The demand for more land
The demand for more clothes will naturally increase the need for natural fibre production. And that requires more land, especially with the influx of intensively grown monocultures. Monocultures refers to the massive cultivation of a single crop in a designated area for an extended period of time. Over time, this leads to land degradation since having the same plant on the same stretch of soil will deplete it of nutrients’ faster. It can be argued that chemical fertiliser can help with this, but that requires A LOT of it, which ends up contaminating the soil and surrounding water sources; including groundwater. Having the same plant will lead to the loss of biodiversity which eliminates organic pest management and increases the reliance on agrochemicals (which includes insecticides, defoliants and herbicides).
This can be witnessed through conventional cotton farming. This plant, which relies on large-scale industrial processes, uses more than 10% of the world’s pesticides and about 25% of its insecticides; among other agrochemicals it requires to thrive. Unfortunately, the plant doesn’t take up all these agrochemicals, and instead either leaches them into the soil and water or disperses them into the air. A large number of these pesticides are considered to have varying deposits of human carcinogens such as diuron, acephate, trifluralin dichloropropene, and fluometuron to mention a few.
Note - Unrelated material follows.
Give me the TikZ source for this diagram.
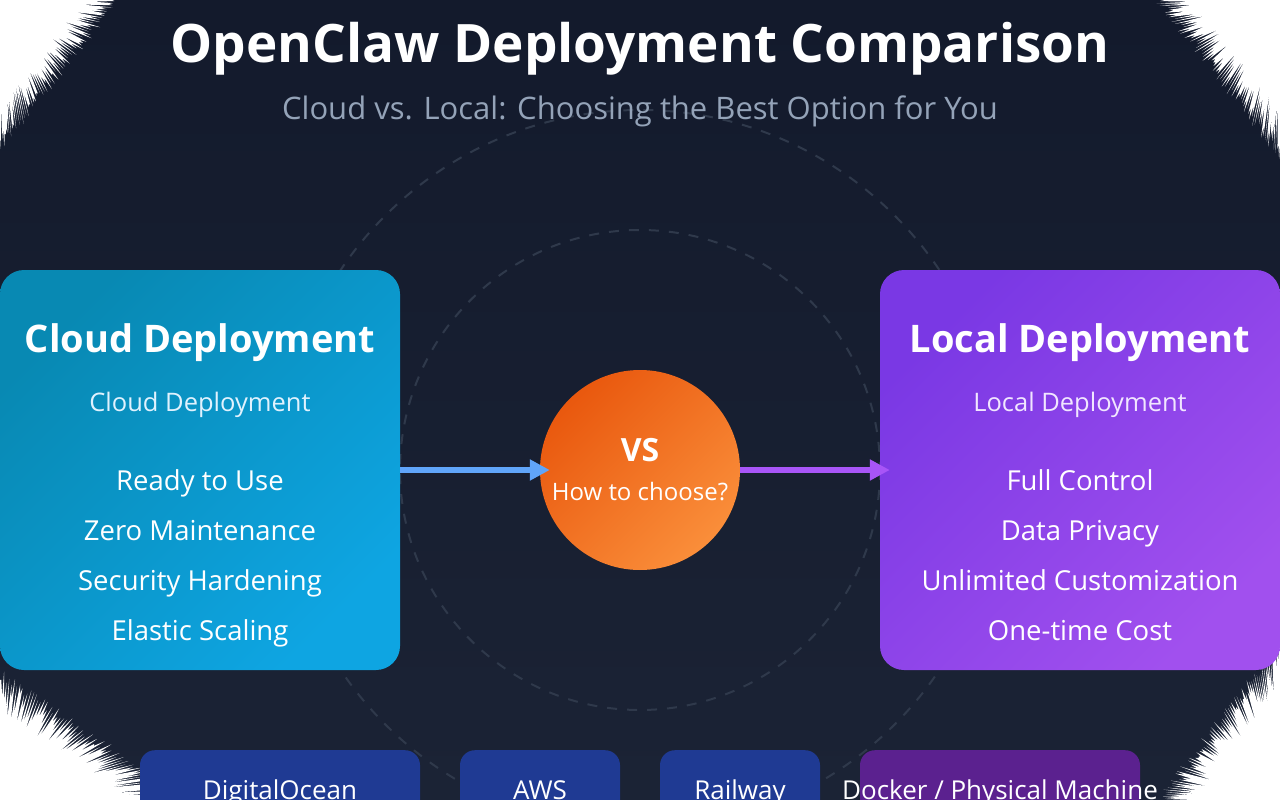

Some stages of the manufacturing process in the textile industry have been known to use acidic or hazardous chemicals, which tend to be released in their wastewaters or by-products. The production of common synthetics such as polyester and nylon not only release greenhouse gases, but also release hazardous toxins such as heavy metal cobalt, titanium dioxide, and sodium bromide into the environment when wastewater isn’t treated. Rayon (a textile fibre or fabric made from regenerated cellulose) on the other hand, only represents four percent of the market yet the process required to manufacture it are chemically intensive as well as play a major role in deforestation and pollution in countries such as Indonesia that make it. For example, Carbon Disulphide, a solvent used to make viscose rayon, is a toxic chemical that has been classified as a Human reproductive hazard; often affecting not only the textile factory workers but the surrounding environment and communities when discharged in wastewater and air emissions.
It’s no secret that textile production processes result in large amounts of toxic and non-toxic waste. But it’s getting harder to hide the solid waste, or the effects of its impact we may add. By buying a garment on the spur of the moment and then never wearing it, all the energy that was consumed to make it goes to waste. Additional energy will then go into disposing of it when you decide to throw it out to make room for newer clothing buys. Not to mention the heaps and graves that exist just from the lifestyle of excess the world has become accustomed to.
While the textile industry has some cleaning up to do on their end, it’s clear that a lot of the change has to start with the consumer. It’s imperative that shoppers start to change the way they think and buy products. Pressurizing brands to make less and improve in quality and up their green-level ranking. But how do you change the mind-set of an entire generation that is addicted to instant gratification?